JLT acquisition will help Marsh & McLennan expand globally: AnalystsPosted On: Sep. 19, 2018 10:15 AM CST
Marsh & McLennan Cos. Inc.’s $5.6 billion acquisition of Jardine Lloyd Thompson Group PLC will help Marsh enhance its status as the world’s largest insurance broker by allowing it to further expand its global reach, according to market analysts.
The transaction, which is expected to close in the spring of next year, calls for New York-based Marsh & McLennan to acquire all issued and to-be-issued share capital of London-based JLT for £19.15 ($25.17) per share in cash, representing a 33.7% premium from JLT’s closing share price of £14.32 on Monday, according to a statement issued by Marsh & McLennan Tuesday morning as the deal was announced.
The deal is subject to required antitrust and regulatory approvals and the approval of JLT shareholders, and there is no termination fee on either side, as both companies are committing to closing the transaction, Marsh & McLennan officials said Tuesday.
Market analysts hailed the deal as a sound strategic move by Marsh & McLennan.
In a note issued Tuesday, Mark Dwelle, director of insurance equity research at RBC Capital Markets LLC in Richmond, Virginia, called the proposed acquisition “a deal that is more strategic than financial.”
“Improved growth and expense synergies help finance the deal while we expect revenue growth (and avoiding revenue dis-synergy) will be the main driver of upside,” said the note. “We view the deal favorably and as having a higher ceiling than continued share buybacks.”
“The key strategic reason for the deal is to acquire JLT’s talent and its track record of above average organic growth particularly in specialty segments,” said the note. “The deal will deepen Marsh’s penetration in the U.K. and Australia and enhance its ability to accelerate growth and improve margins.
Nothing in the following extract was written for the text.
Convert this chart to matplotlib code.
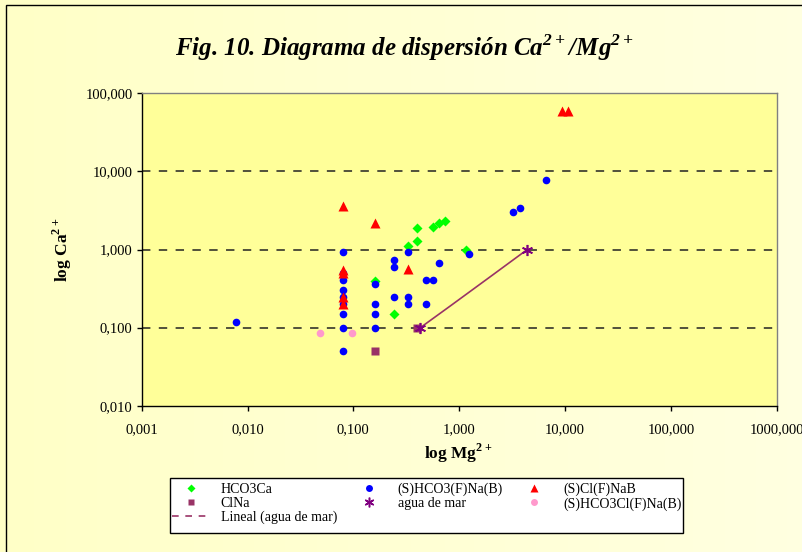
import numpy as np
import matplotlib
matplotlib.use("Agg")
import matplotlib.pyplot as plt
from matplotlib.lines import Line2D
from matplotlib.patches import Rectangle
from matplotlib.ticker import FixedLocator, FuncFormatter, NullLocator

plt.rcParams["font.family"] = ["Liberation Serif", "DejaVu Serif"]
plt.rcParams["mathtext.fontset"] = "custom"
plt.rcParams["mathtext.rm"] = "Liberation Serif"
plt.rcParams["mathtext.bf"] = "Liberation Serif:bold"
plt.rcParams["mathtext.bfit"] = "Liberation Serif:bold:italic"

# ---- data (Mg2+, Ca2+) per water type ----
hco3ca_mg = [0.16, 0.24, 0.33, 0.40, 0.40, 0.57, 0.65, 0.73, 1.15]
hco3ca_ca = [0.40, 0.15, 1.12, 1.30, 1.90, 1.96, 2.20, 2.29, 1.00]

hco3na_mg = [0.0077,
             0.08, 0.08, 0.08, 0.08, 0.08, 0.08, 0.08, 0.08, 0.08,
             0.16, 0.16, 0.16, 0.16,
             0.24, 0.24, 0.24, 0.33, 0.33, 0.33,
             0.485, 0.57, 0.485, 0.65, 1.24, 3.22, 3.79, 6.65]
hco3na_ca = [0.117,
             0.94, 0.50, 0.41, 0.30, 0.25, 0.20, 0.15, 0.10, 0.05,
             0.36, 0.20, 0.15, 0.10,
             0.73, 0.60, 0.25, 0.94, 0.25, 0.20,
             0.41, 0.41, 0.20, 0.68, 0.87, 2.99, 3.37, 7.7]

clnab_mg = [0.08, 0.08, 0.08, 0.08, 0.08, 0.16, 0.33, 9.3, 10.7]
clnab_ca = [3.6, 0.55, 0.50, 0.25, 0.20, 2.2, 0.56, 60.0, 60.0]

clna_mg = [0.16, 0.40]
clna_ca = [0.05, 0.10]

mar_mg = [0.43, 4.4]
mar_ca = [0.10, 1.00]

hco3cl_mg = [0.048, 0.098]
hco3cl_ca = [0.085, 0.085]

x_ticks = [0.001, 0.01, 0.1, 1, 10, 100, 1000]
y_ticks = [0.01, 0.1, 1, 10, 100]

W, H = 803, 552
fig = plt.figure(figsize=(W / 100, H / 100), dpi=100)
fig.patch.set_facecolor("#FFFFCC")

# soft horizontal background gradient
bg = fig.add_axes([0, 0, 1, 1], zorder=-10)
grad = np.linspace(0, 1, 256)[None, :]
c0 = np.array([1.0, 1.0, 0.78])
c1 = np.array([1.0, 1.0, 0.88])
img = c0[None, None, :] * (1 - grad[..., None]) + c1[None, None, :] * grad[..., None]
bg.imshow(img, aspect="auto", extent=[0, 1, 0, 1])
bg.set_axis_off()
fig.patches.append(Rectangle((6 / W, -0.05), 1.1, 1 - 5 / H + 0.05,
                             transform=fig.transFigure, fill=False,
                             edgecolor="black", linewidth=1.0, zorder=-5))

ax = fig.add_axes([141.7 / W, 1 - 405.7 / H, 635 / W, 312.4 / H])
ax.set_facecolor("#FFFF99")
ax.set_xscale("log")
ax.set_yscale("log")
ax.set_xlim(x_ticks[0], x_ticks[-1])
ax.set_ylim(y_ticks[0], y_ticks[-1])

fmt = FuncFormatter(lambda v, p: f"{v:.3f}".replace(".", ","))
ax.xaxis.set_major_locator(FixedLocator(x_ticks))
ax.yaxis.set_major_locator(FixedLocator(y_ticks))
ax.xaxis.set_minor_locator(NullLocator())
ax.yaxis.set_minor_locator(NullLocator())
ax.xaxis.set_major_formatter(fmt)
ax.yaxis.set_major_formatter(fmt)
ax.tick_params(axis="both", direction="out", length=3.5, width=1,
               labelsize=10.5, color="black")
ax.tick_params(axis="x", pad=9)
ax.tick_params(axis="y", pad=3)

for s in ("left", "bottom"):
    ax.spines[s].set_color("black")
    ax.spines[s].set_linewidth(1.0)
for s in ("top", "right"):
    ax.spines[s].set_color("#808080")
    ax.spines[s].set_linewidth(1.0)

for yv in y_ticks[1:-1]:
    ax.axhline(yv, color="#222222", linewidth=1.1, dashes=(5.5, 5.5), zorder=1)

# linear trend through the seawater points
coef = np.polyfit(mar_mg, mar_ca, 1)
xs = np.linspace(min(mar_mg), max(mar_mg), 200)
ax.plot(xs, np.polyval(coef, xs), color="#993366", linewidth=1.2, zorder=2)

ax.plot(hco3ca_mg, hco3ca_ca, "D", color="#00FF00", ms=5, mec="none", zorder=3)
ax.plot(hco3na_mg, hco3na_ca, "o", color="#0000FF", ms=5.5, mec="none", zorder=4)
ax.plot(clnab_mg, clnab_ca, "^", color="#FF0000", ms=6.5, mec="none", zorder=5)
ax.plot(clna_mg, clna_ca, "s", color="#993366", ms=5.5, mec="none", zorder=3)
ax.plot(mar_mg, mar_ca, marker=(6, 2, 0), ls="none", color="#800080", ms=8,
        mew=1.2, zorder=6)
ax.plot(hco3cl_mg, hco3cl_ca, "o", color="#FF99CC", ms=5.5, mec="none", zorder=3)

fig.text(405 / W, 1 - 48 / H,
         r"Fig. 10. Diagrama de dispersión Ca$^{\mathbfit{2+}}$/Mg$^{\mathbfit{2+}}$",
         fontsize=18, fontweight="bold", style="italic", ha="center", va="center")
fig.text(62 / W, 1 - 250 / H, r"log Ca$^{\mathbf{2+}}$", fontsize=12.5,
         fontweight="bold", rotation=90, ha="center", va="center")
fig.text(458 / W, 1 - 453 / H, r"log Mg$^{\mathbf{2+}}$", fontsize=12.5,
         fontweight="bold", ha="center", va="center")

# legend box
fig.patches.append(Rectangle((170 / W, 1 - 533 / H), 513 / W, 55 / H,
                             transform=fig.transFigure, facecolor="white",
                             edgecolor="black", linewidth=1.0, zorder=1))

handles = [
    Line2D([], [], ls="none", marker="D", color="#00FF00", ms=4.5, mec="none"),
    Line2D([], [], ls="none", marker="s", color="#993366", ms=5, mec="none"),
    Line2D([], [], color="#993366", lw=1.2, dashes=(4, 4)),
    Line2D([], [], ls="none", marker="o", color="#0000FF", ms=5, mec="none"),
    Line2D([], [], ls="none", marker=(6, 2, 0), color="#800080", ms=7, mew=1.1),
    Line2D([], [], ls="none", marker="^", color="#FF0000", ms=6, mec="none"),
    Line2D([], [], ls="none", marker="o", color="#FF99CC", ms=5, mec="none"),
]
labels = ["HCO3Ca", "ClNa", "Lineal (agua de mar)", "(S)HCO3(F)Na(B)",
          "agua de mar", "(S)Cl(F)NaB", "(S)HCO3Cl(F)Na(B)"]
leg = fig.legend(handles, labels, ncol=3, loc="upper left",
                 bbox_to_anchor=(172 / W, 1 - 483 / H, 510 / W, 0.001),
                 mode="expand", fontsize=10, frameon=False,
                 handlelength=2.8, handletextpad=0.7, columnspacing=1.0,
                 labelspacing=0.08, borderpad=0.0, borderaxespad=0)
leg.set_zorder(2)

fig.savefig("out.png", dpi=100)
We think this is plausible but will depend on holding onto existing customers and revenue streams without disrupting current growth.”
“We think this is one of those transactions where years from now investors will recognize the importance but in the near-term will be viewed as mixed,” said J. Paul Newsome, managing director at Sandler O’Neill & Partners LP in Chicago, in a note. “There are very few global insurance brokers left in the world. The purchase of JLT likely solidifies Marsh’s lead today as well as years to come. As less mature countries develop, Marsh will increasingly be there to benefit from relatively rapid development of the insurance industry. If Marsh did not buy JLT, some other company would, and Marsh’s lead would be less.”
“While the deal would at first be dilutive to cash earnings (due to intangible amortization), we view it positively as it expands MMC’s international brokerage business (JLT is big in the U.K. market),” Wells Fargo Securities LLC said in a statement issued Tuesday.